_Input for this task_
=======
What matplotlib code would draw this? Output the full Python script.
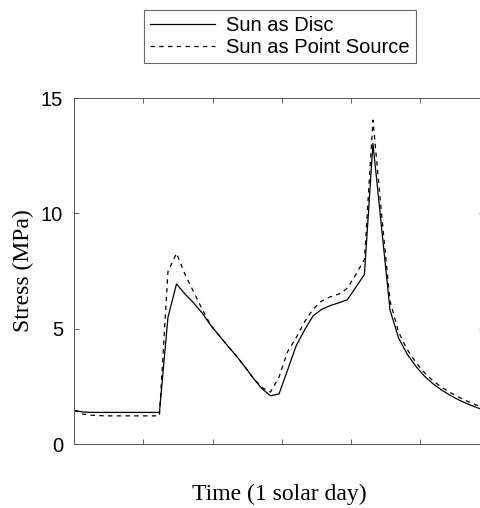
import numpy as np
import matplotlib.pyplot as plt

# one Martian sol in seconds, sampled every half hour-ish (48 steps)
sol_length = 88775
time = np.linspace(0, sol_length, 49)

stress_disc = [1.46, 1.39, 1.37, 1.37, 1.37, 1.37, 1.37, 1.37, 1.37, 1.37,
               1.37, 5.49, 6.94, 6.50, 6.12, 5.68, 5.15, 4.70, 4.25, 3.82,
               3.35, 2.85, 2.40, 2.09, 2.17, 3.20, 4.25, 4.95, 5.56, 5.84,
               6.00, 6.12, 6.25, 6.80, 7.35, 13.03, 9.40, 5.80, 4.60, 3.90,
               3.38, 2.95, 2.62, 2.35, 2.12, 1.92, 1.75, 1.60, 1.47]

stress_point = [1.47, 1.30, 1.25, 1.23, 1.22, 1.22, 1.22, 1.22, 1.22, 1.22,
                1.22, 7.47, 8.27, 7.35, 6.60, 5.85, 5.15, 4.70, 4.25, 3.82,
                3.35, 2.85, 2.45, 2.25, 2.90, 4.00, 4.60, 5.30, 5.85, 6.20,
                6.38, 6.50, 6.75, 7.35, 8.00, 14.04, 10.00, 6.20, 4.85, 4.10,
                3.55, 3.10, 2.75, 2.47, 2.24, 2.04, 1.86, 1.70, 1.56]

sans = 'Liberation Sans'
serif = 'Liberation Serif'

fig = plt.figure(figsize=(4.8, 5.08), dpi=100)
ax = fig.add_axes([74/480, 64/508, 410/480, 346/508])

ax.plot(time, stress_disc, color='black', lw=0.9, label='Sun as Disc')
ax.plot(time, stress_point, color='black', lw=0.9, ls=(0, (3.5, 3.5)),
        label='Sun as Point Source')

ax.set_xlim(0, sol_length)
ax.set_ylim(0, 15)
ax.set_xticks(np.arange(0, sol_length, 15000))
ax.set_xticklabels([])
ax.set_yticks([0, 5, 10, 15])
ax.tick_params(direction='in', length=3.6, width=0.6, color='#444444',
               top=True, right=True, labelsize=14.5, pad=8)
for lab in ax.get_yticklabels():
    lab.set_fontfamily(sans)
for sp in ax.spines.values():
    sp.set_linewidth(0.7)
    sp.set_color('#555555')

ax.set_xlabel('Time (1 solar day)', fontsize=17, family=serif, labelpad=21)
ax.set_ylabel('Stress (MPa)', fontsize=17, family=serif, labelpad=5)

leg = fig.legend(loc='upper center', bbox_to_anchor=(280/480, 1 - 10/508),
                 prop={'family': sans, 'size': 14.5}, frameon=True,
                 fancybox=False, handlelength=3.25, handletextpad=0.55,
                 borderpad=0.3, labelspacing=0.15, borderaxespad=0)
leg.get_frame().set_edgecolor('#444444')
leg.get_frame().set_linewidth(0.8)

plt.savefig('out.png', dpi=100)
=======
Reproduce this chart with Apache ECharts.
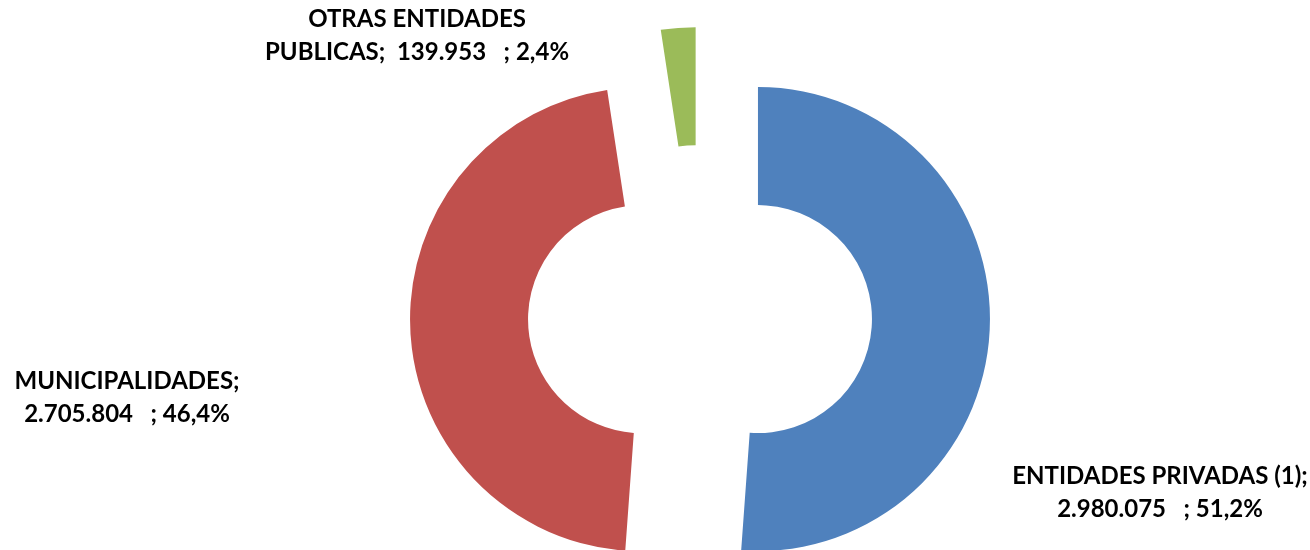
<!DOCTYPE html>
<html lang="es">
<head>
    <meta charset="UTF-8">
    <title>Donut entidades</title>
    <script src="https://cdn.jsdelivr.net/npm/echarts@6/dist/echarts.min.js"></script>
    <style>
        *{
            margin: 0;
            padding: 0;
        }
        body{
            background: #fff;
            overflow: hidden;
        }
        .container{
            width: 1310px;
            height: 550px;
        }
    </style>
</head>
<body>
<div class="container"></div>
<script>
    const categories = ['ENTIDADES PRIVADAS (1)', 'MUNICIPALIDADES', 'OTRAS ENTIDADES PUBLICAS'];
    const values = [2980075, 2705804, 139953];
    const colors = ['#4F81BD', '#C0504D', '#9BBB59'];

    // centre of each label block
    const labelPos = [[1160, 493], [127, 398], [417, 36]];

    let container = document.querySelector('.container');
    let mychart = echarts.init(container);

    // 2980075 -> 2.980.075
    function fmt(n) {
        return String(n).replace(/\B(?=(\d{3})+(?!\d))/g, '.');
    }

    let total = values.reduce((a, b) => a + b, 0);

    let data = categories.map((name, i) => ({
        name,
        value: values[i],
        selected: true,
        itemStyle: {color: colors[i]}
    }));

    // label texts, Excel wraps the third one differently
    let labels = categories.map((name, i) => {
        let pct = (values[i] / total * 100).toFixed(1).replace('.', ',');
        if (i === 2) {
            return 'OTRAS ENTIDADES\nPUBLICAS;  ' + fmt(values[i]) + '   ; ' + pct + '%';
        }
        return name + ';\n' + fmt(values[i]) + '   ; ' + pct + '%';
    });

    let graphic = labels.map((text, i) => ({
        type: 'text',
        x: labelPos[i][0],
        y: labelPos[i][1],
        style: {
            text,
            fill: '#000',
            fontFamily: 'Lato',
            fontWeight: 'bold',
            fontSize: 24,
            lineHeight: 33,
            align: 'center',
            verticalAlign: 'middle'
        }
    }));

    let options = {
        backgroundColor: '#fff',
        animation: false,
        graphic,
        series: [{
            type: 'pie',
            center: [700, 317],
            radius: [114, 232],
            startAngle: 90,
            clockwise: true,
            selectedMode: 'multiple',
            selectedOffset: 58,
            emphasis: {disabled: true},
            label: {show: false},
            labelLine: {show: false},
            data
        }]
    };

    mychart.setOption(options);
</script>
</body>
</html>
=======
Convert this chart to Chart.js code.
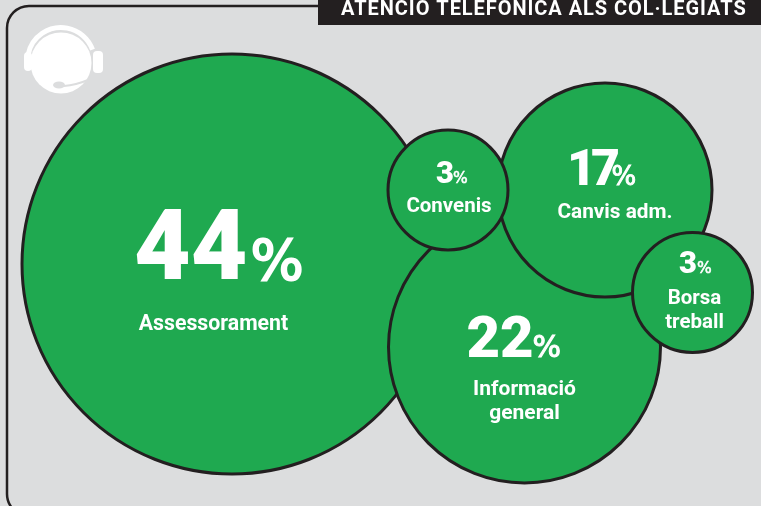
=======
_Problem statement_
Working from the entries above, reproduce exactly and only the lines beginning with the line that has "What matplotlib code" and ending with the line that has "label='Sun as Point Source')"; omit all pictures.

_Output for this exercise_
What matplotlib code would draw this? Output the full Python script.
import numpy as np
import matplotlib.pyplot as plt

# one Martian sol in seconds, sampled every half hour-ish (48 steps)
sol_length = 88775
time = np.linspace(0, sol_length, 49)

stress_disc = [1.46, 1.39, 1.37, 1.37, 1.37, 1.37, 1.37, 1.37, 1.37, 1.37,
               1.37, 5.49, 6.94, 6.50, 6.12, 5.68, 5.15, 4.70, 4.25, 3.82,
               3.35, 2.85, 2.40, 2.09, 2.17, 3.20, 4.25, 4.95, 5.56, 5.84,
               6.00, 6.12, 6.25, 6.80, 7.35, 13.03, 9.40, 5.80, 4.60, 3.90,
               3.38, 2.95, 2.62, 2.35, 2.12, 1.92, 1.75, 1.60, 1.47]

stress_point = [1.47, 1.30, 1.25, 1.23, 1.22, 1.22, 1.22, 1.22, 1.22, 1.22,
                1.22, 7.47, 8.27, 7.35, 6.60, 5.85, 5.15, 4.70, 4.25, 3.82,
                3.35, 2.85, 2.45, 2.25, 2.90, 4.00, 4.60, 5.30, 5.85, 6.20,
                6.38, 6.50, 6.75, 7.35, 8.00, 14.04, 10.00, 6.20, 4.85, 4.10,
                3.55, 3.10, 2.75, 2.47, 2.24, 2.04, 1.86, 1.70, 1.56]

sans = 'Liberation Sans'
serif = 'Liberation Serif'

fig = plt.figure(figsize=(4.8, 5.08), dpi=100)
ax = fig.add_axes([74/480, 64/508, 410/480, 346/508])

ax.plot(time, stress_disc, color='black', lw=0.9, label='Sun as Disc')
ax.plot(time, stress_point, color='black', lw=0.9, ls=(0, (3.5, 3.5)),
        label='Sun as Point Source')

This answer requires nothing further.